Task description: From the entries below, extract every line that includes the word "this".

━━ Information supplied ━━

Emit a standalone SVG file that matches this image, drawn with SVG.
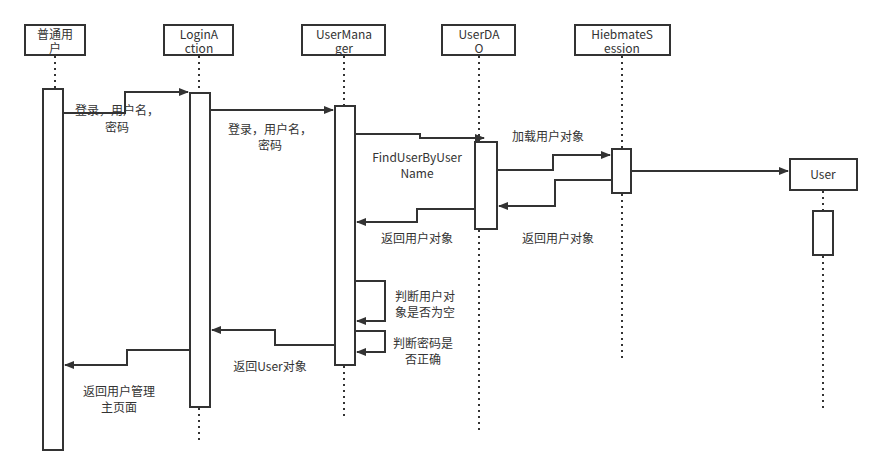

━━━
━━ Information supplied ━━

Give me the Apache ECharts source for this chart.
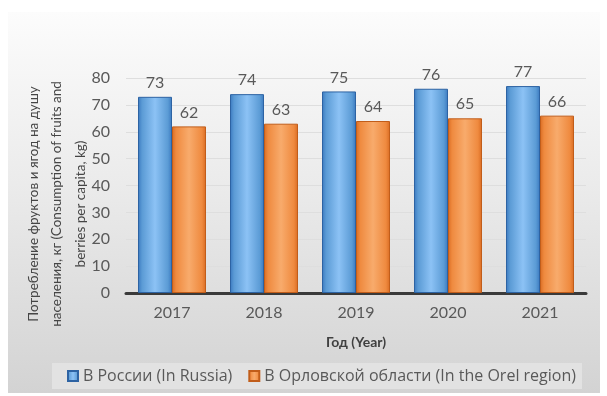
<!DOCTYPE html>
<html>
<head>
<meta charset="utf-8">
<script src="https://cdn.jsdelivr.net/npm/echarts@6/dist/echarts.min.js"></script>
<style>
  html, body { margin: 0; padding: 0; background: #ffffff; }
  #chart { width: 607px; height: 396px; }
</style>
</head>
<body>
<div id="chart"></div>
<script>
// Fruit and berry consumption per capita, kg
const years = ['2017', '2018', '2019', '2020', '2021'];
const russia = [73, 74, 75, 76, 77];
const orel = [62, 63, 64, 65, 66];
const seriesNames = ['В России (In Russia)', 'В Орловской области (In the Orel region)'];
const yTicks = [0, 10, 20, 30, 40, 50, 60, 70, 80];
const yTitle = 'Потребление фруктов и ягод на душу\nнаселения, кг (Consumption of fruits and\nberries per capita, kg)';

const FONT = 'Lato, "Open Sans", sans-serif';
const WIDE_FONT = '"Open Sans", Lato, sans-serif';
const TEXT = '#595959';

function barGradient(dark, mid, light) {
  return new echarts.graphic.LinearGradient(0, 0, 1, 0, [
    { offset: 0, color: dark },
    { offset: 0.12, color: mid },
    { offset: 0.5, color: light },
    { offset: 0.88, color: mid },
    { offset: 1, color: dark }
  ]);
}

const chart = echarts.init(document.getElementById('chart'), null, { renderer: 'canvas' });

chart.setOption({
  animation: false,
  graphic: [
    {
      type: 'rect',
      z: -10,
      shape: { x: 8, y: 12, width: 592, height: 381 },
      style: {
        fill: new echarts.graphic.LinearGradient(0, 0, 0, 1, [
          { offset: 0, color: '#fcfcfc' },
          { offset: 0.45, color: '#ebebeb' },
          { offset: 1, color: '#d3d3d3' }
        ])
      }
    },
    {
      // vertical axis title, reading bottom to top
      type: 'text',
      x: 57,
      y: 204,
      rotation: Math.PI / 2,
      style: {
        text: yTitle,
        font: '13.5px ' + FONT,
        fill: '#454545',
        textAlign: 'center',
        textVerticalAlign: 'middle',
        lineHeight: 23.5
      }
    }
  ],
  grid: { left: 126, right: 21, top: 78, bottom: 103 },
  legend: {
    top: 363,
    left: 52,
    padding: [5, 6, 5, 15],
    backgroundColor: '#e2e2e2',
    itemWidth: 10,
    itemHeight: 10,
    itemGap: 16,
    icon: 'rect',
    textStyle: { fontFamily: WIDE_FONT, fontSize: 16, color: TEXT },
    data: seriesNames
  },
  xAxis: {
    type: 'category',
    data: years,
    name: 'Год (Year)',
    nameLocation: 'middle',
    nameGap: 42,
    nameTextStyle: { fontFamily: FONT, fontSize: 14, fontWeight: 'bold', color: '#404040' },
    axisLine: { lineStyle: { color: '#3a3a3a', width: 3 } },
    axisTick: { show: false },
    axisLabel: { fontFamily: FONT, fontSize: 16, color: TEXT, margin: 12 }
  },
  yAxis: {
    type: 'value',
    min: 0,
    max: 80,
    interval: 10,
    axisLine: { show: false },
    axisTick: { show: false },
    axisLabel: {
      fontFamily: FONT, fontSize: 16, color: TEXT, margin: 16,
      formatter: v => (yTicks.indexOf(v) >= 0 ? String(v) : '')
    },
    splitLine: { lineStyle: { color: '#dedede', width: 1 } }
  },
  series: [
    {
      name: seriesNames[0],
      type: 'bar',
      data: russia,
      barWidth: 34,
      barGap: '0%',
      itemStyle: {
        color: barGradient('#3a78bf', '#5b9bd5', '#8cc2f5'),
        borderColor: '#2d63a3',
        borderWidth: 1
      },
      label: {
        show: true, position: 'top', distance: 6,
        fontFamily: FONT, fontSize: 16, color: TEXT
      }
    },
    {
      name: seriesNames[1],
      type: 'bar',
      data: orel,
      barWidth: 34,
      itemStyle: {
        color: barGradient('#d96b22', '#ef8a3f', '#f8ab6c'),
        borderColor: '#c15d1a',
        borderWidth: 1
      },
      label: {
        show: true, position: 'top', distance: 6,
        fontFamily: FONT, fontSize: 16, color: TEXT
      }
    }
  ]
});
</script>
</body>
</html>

━━━

Answer in full:
Emit a standalone SVG file that matches this image, drawn with SVG.
Give me the Apache ECharts source for this chart.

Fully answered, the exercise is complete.